Problem
The data below should be restated word for word, with every picture omitted.

=====

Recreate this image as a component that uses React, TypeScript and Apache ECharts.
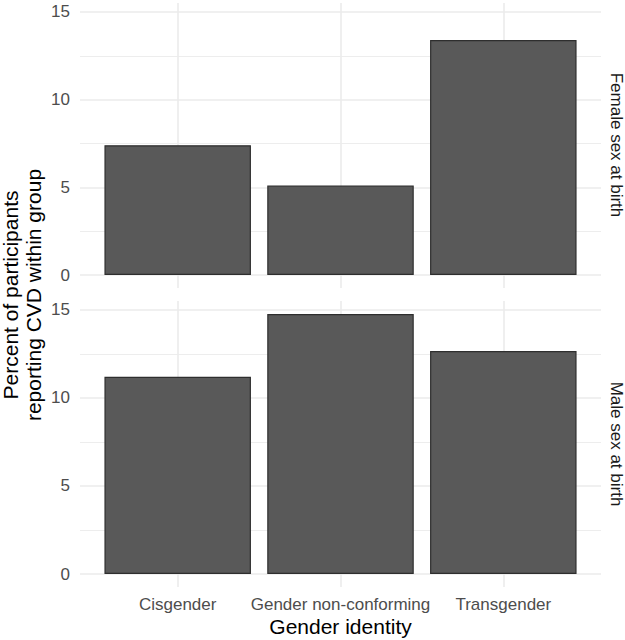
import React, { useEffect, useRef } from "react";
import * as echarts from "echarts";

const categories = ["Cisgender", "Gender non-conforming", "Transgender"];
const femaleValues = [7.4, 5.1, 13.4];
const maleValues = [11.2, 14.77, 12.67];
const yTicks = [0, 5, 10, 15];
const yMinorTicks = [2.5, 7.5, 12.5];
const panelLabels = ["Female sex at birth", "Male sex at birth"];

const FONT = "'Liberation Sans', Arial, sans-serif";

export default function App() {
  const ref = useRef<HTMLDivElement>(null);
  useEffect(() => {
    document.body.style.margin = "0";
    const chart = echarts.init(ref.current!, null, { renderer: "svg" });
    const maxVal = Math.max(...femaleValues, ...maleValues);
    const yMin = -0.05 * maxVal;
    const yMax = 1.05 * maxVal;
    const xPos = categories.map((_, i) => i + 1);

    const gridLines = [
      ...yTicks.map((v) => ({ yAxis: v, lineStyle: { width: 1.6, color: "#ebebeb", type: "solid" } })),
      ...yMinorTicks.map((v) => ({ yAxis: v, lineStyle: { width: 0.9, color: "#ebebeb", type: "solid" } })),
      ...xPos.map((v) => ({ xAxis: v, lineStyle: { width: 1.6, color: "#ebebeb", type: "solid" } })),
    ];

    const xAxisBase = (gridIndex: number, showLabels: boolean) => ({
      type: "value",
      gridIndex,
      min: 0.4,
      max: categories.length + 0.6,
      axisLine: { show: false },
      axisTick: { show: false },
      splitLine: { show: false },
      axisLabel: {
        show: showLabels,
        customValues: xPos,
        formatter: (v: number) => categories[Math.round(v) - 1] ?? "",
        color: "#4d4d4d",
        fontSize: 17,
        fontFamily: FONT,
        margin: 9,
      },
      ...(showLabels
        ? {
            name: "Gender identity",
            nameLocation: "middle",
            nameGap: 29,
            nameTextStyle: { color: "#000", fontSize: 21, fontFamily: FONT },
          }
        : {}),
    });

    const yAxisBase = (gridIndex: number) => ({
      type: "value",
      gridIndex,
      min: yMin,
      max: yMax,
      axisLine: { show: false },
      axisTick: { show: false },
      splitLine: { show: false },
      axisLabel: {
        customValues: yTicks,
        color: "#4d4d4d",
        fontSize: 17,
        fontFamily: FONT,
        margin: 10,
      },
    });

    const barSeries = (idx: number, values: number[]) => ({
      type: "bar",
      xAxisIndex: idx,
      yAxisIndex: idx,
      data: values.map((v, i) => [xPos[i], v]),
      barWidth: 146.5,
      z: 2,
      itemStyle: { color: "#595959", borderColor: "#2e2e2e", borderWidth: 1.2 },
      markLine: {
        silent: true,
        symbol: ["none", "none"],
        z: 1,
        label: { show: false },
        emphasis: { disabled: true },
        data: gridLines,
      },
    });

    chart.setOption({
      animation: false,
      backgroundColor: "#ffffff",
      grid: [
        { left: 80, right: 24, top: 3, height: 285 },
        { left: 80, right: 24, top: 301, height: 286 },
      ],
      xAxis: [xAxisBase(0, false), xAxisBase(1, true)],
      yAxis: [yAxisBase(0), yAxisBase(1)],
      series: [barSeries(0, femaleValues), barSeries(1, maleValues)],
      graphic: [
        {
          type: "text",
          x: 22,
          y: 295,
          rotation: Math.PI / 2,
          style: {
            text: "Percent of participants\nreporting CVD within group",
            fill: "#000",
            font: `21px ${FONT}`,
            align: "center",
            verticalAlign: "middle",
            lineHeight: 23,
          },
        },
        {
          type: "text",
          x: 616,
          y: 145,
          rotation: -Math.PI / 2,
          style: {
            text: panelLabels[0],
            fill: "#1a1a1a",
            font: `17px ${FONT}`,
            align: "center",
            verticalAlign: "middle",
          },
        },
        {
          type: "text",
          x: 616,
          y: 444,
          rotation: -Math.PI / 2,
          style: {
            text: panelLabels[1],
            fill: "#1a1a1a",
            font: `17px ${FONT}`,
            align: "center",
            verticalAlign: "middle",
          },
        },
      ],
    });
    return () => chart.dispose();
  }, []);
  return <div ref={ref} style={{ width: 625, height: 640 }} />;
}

=====

Response to this exercise
Recreate this image as a component that uses React, TypeScript and Apache ECharts.
import React, { useEffect, useRef } from "react";
import * as echarts from "echarts";

const categories = ["Cisgender", "Gender non-conforming", "Transgender"];
const femaleValues = [7.4, 5.1, 13.4];
const maleValues = [11.2, 14.77, 12.67];
const yTicks = [0, 5, 10, 15];
const yMinorTicks = [2.5, 7.5, 12.5];
const panelLabels = ["Female sex at birth", "Male sex at birth"];

const FONT = "'Liberation Sans', Arial, sans-serif";

export default function App() {
  const ref = useRef<HTMLDivElement>(null);
  useEffect(() => {
    document.body.style.margin = "0";
    const chart = echarts.init(ref.current!, null, { renderer: "svg" });
    const maxVal = Math.max(...femaleValues, ...maleValues);
    const yMin = -0.05 * maxVal;
    const yMax = 1.05 * maxVal;
    const xPos = categories.map((_, i) => i + 1);

    const gridLines = [
      ...yTicks.map((v) => ({ yAxis: v, lineStyle: { width: 1.6, color: "#ebebeb", type: "solid" } })),
      ...yMinorTicks.map((v) => ({ yAxis: v, lineStyle: { width: 0.9, color: "#ebebeb", type: "solid" } })),
      ...xPos.map((v) => ({ xAxis: v, lineStyle: { width: 1.6, color: "#ebebeb", type: "solid" } })),
    ];

    const xAxisBase = (gridIndex: number, showLabels: boolean) => ({
      type: "value",
      gridIndex,
      min: 0.4,
      max: categories.length + 0.6,
      axisLine: { show: false },
      axisTick: { show: false },
      splitLine: { show: false },
      axisLabel: {
        show: showLabels,
        customValues: xPos,
        formatter: (v: number) => categories[Math.round(v) - 1] ?? "",
        color: "#4d4d4d",
        fontSize: 17,
        fontFamily: FONT,
        margin: 9,
      },
      ...(showLabels
        ? {
            name: "Gender identity",
            nameLocation: "middle",
            nameGap: 29,
            nameTextStyle: { color: "#000", fontSize: 21, fontFamily: FONT },
          }
        : {}),
    });

    const yAxisBase = (gridIndex: number) => ({
      type: "value",
      gridIndex,
      min: yMin,
      max: yMax,
      axisLine: { show: false },
      axisTick: { show: false },
      splitLine: { show: false },
      axisLabel: {
        customValues: yTicks,
        color: "#4d4d4d",
        fontSize: 17,
        fontFamily: FONT,
        margin: 10,
      },
    });

    const barSeries = (idx: number, values: number[]) => ({
      type: "bar",
      xAxisIndex: idx,
      yAxisIndex: idx,
      data: values.map((v, i) => [xPos[i], v]),
      barWidth: 146.5,
      z: 2,
      itemStyle: { color: "#595959", borderColor: "#2e2e2e", borderWidth: 1.2 },
      markLine: {
        silent: true,
        symbol: ["none", "none"],
        z: 1,
        label: { show: false },
        emphasis: { disabled: true },
        data: gridLines,
      },
    });

    chart.setOption({
      animation: false,
      backgroundColor: "#ffffff",
      grid: [
        { left: 80, right: 24, top: 3, height: 285 },
        { left: 80, right: 24, top: 301, height: 286 },
      ],
      xAxis: [xAxisBase(0, false), xAxisBase(1, true)],
      yAxis: [yAxisBase(0), yAxisBase(1)],
      series: [barSeries(0, femaleValues), barSeries(1, maleValues)],
      graphic: [
        {
          type: "text",
          x: 22,
          y: 295,
          rotation: Math.PI / 2,
          style: {
            text: "Percent of participants\nreporting CVD within group",
            fill: "#000",
            font: `21px ${FONT}`,
            align: "center",
            verticalAlign: "middle",
            lineHeight: 23,
          },
        },
        {
          type: "text",
          x: 616,
          y: 145,
          rotation: -Math.PI / 2,
          style: {
            text: panelLabels[0],
            fill: "#1a1a1a",
            font: `17px ${FONT}`,
            align: "center",
            verticalAlign: "middle",
          },
        },
        {
          type: "text",
          x: 616,
          y: 444,
          rotation: -Math.PI / 2,
          style: {
            text: panelLabels[1],
            fill: "#1a1a1a",
            font: `17px ${FONT}`,
            align: "center",
            verticalAlign: "middle",
          },
        },
      ],
    });
    return () => chart.dispose();
  }, []);
  return <div ref={ref} style={{ width: 625, height: 640 }} />;
}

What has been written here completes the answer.